In August, 1818, the Constitution of Illinois was completed. Its provisions most likely to influence settlement were those concerning the elective franchise and slavery. It provided that “In all elections, all white male inhabitants above the age of twenty-one years, having resided in the state six months next preceding the election, shall enjoy the right of an elector; but no person shall be entitled to vote except in the county or district in which he shall actually reside at the time of the election.” Slaves could not hereafter be brought into the state, but existing slavery was not abolished, and existing indentures—and some were for ninety-nine years—should be carried out, although future indentures should not run for a longer term than one year. Male children of slaves or indentured servants should be free at the age of twenty-one, and females at eighteen.

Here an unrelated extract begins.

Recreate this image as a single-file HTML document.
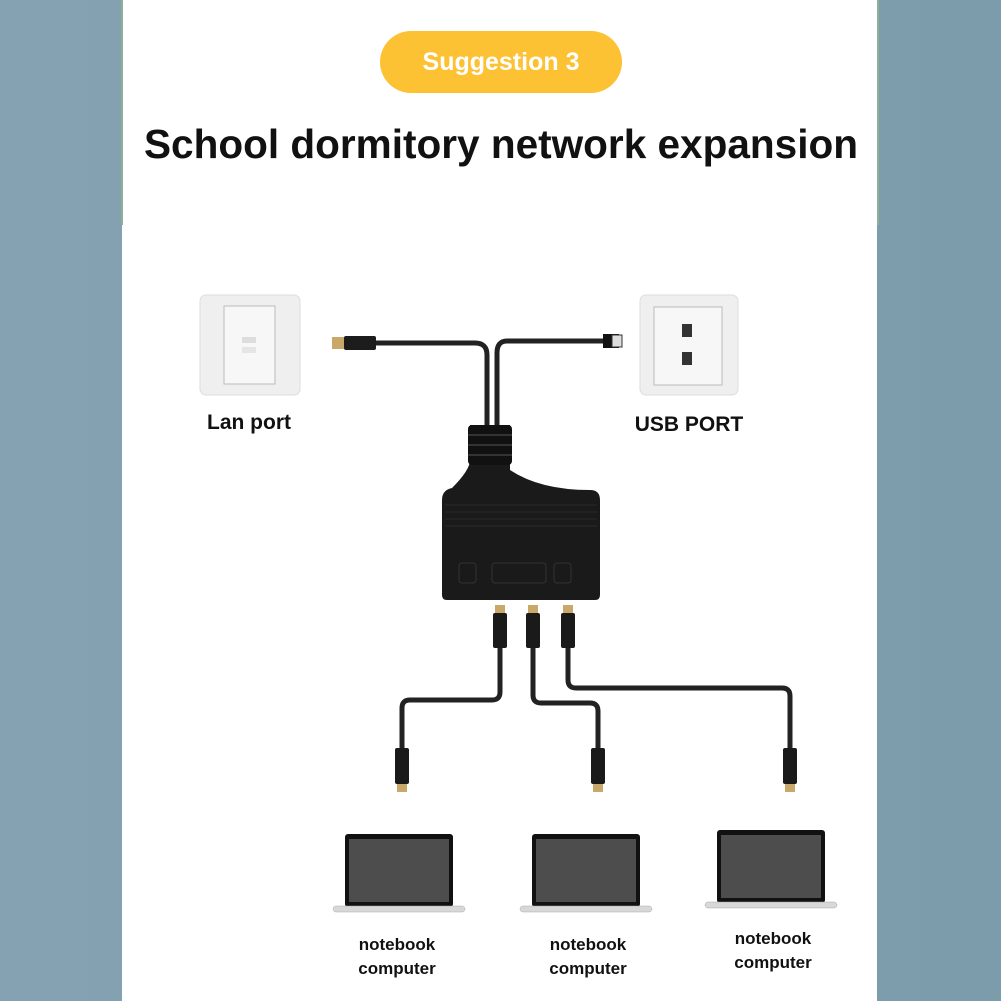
<!DOCTYPE html>
<html><head><style>
body{margin:0;width:1001px;height:1001px;overflow:hidden;background:#7f9fb0;font-family:"Liberation Sans",sans-serif}
</style></head><body>
<svg width="1001" height="1001" viewBox="0 0 1001 1001" xmlns="http://www.w3.org/2000/svg" style="position:absolute;left:0;top:0">
<defs>
<linearGradient id="bg" x1="0" x2="1"><stop offset="0" stop-color="#84a2b2"/><stop offset="1" stop-color="#7c9bab"/></linearGradient>
</defs>
<rect width="1001" height="1001" fill="url(#bg)"/>
<rect x="122" y="0" width="755" height="1001" fill="#fff"/>
<rect x="121" y="0" width="2" height="225" fill="#8fae95"/>
<rect x="877" y="0" width="2" height="225" fill="#8fae95"/>
<rect x="380" y="31" width="242" height="62" rx="31" fill="#fdc134"/>
<text x="501" y="70" text-anchor="middle" font-size="25" font-weight="bold" fill="#fff">Suggestion 3</text>
<text x="501" y="158" text-anchor="middle" font-size="41" font-weight="bold" fill="#111" textLength="714" lengthAdjust="spacingAndGlyphs">School dormitory network expansion</text>
<!-- lan plate -->
<rect x="200" y="295" width="100" height="100" rx="6" fill="#efefef" stroke="#ddd"/>
<rect x="224" y="306" width="51" height="78" fill="#f7f7f7" stroke="#bbb"/>
<rect x="242" y="337" width="14" height="6" fill="#ddd"/><rect x="242" y="347" width="14" height="6" fill="#e5e5e5"/>
<text x="249" y="429" text-anchor="middle" font-size="21" font-weight="bold" fill="#111">Lan port</text>
<!-- usb plate -->
<rect x="640" y="295" width="98" height="100" rx="6" fill="#efefef" stroke="#ddd"/>
<rect x="654" y="307" width="68" height="78" fill="#f7f7f7" stroke="#bbb"/>
<rect x="682" y="324" width="10" height="13" fill="#333"/><rect x="682" y="352" width="10" height="13" fill="#333"/>
<text x="689" y="431" text-anchor="middle" font-size="21" font-weight="bold" fill="#111">USB PORT</text>
<!-- cables top -->
<g fill="none" stroke="#222" stroke-width="5">
<path d="M375 343 H475 Q487 343 487 355 V430"/>
<path d="M603 341 H507 Q497 341 497 353 V430"/>
<path d="M500 640 V692 Q500 700 492 700 H410 Q402 700 402 708 V755"/>
<path d="M533 640 V695 Q533 703 541 703 H590 Q598 703 598 711 V755"/>
<path d="M568 640 V680 Q568 688 576 688 H782 Q790 688 790 696 V755"/>
</g>
<rect x="332" y="337" width="12" height="12" fill="#c9a86a"/><rect x="344" y="336" width="32" height="14" rx="2" fill="#1c1c1c"/>
<rect x="603" y="334" width="16" height="14" fill="#111"/><rect x="612" y="335" width="10" height="12" fill="#ddd" stroke="#333"/>
<!-- device -->
<path d="M470 425 H510 V470 Q540 490 590 490 Q600 490 600 500 V595 Q600 600 595 600 H447 Q442 600 442 595 V500 Q442 490 452 488 Q470 470 470 460 Z" fill="#1a1a1a"/>
<rect x="468" y="425" width="44" height="40" rx="4" fill="#111"/>
<g stroke="#333" stroke-width="2"><line x1="468" y1="435" x2="512" y2="435"/><line x1="468" y1="445" x2="512" y2="445"/><line x1="468" y1="455" x2="512" y2="455"/></g>
<g stroke="#2a2a2a" stroke-width="1"><line x1="445" y1="505" x2="597" y2="505"/><line x1="445" y1="512" x2="597" y2="512"/><line x1="445" y1="519" x2="597" y2="519"/><line x1="445" y1="526" x2="597" y2="526"/></g>
<g fill="none" stroke="#333"><rect x="459" y="563" width="17" height="20" rx="3"/><rect x="492" y="563" width="54" height="20" rx="3"/><rect x="554" y="563" width="17" height="20" rx="3"/></g>
<!-- rj45 -->
<g>
<rect x="495" y="605" width="10" height="8" fill="#c9a86a"/><rect x="493" y="613" width="14" height="35" rx="2" fill="#1a1a1a"/>
<rect x="528" y="605" width="10" height="8" fill="#c9a86a"/><rect x="526" y="613" width="14" height="35" rx="2" fill="#1a1a1a"/>
<rect x="563" y="605" width="10" height="8" fill="#c9a86a"/><rect x="561" y="613" width="14" height="35" rx="2" fill="#1a1a1a"/>
<rect x="395" y="748" width="14" height="36" rx="2" fill="#1a1a1a"/><rect x="397" y="784" width="10" height="8" fill="#c9a86a"/>
<rect x="591" y="748" width="14" height="36" rx="2" fill="#1a1a1a"/><rect x="593" y="784" width="10" height="8" fill="#c9a86a"/>
<rect x="783" y="748" width="14" height="36" rx="2" fill="#1a1a1a"/><rect x="785" y="784" width="10" height="8" fill="#c9a86a"/>
</g>
<!-- laptops -->
<g id="lp">
<rect x="345" y="834" width="108" height="73" rx="3" fill="#111"/>
<rect x="349" y="839" width="100" height="63" fill="#4d4d4d"/>
<rect x="333" y="906" width="132" height="6" rx="3" fill="#d8d8d8" stroke="#aaa" stroke-width="0.5"/>
</g>
<use href="#lp" x="187"/>
<use href="#lp" x="372" y="-4"/>
<g font-size="17" font-weight="bold" fill="#111" text-anchor="middle">
<text x="397" y="950">notebook</text><text x="397" y="974">computer</text>
<text x="588" y="950">notebook</text><text x="588" y="974">computer</text>
<text x="773" y="944">notebook</text><text x="773" y="968">computer</text>
</g>
</svg>
</body></html>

Slaves from other states could be employed only at the Saline Creek salt works, and there only until 1825.[277]

During the congressional debate on the acceptance of the Illinois Constitution, objection to admitting the state was made on the ground that the number of inhabitants was doubtful, and that slavery was not distinctly prohibited, Tallmadge, of New York, who later wished to restrict slavery in Missouri, being the chief objector. The state was admitted, however, and on December 4, 1818, the representatives and senators from Illinois took their seats in Congress.[278]

Between 1809 and 1818, Illinois passed from a non-representative territorial government to a liberal state government. The energy of the settlers had done much to hasten the change, and the change, in turn, did much to hasten settlement.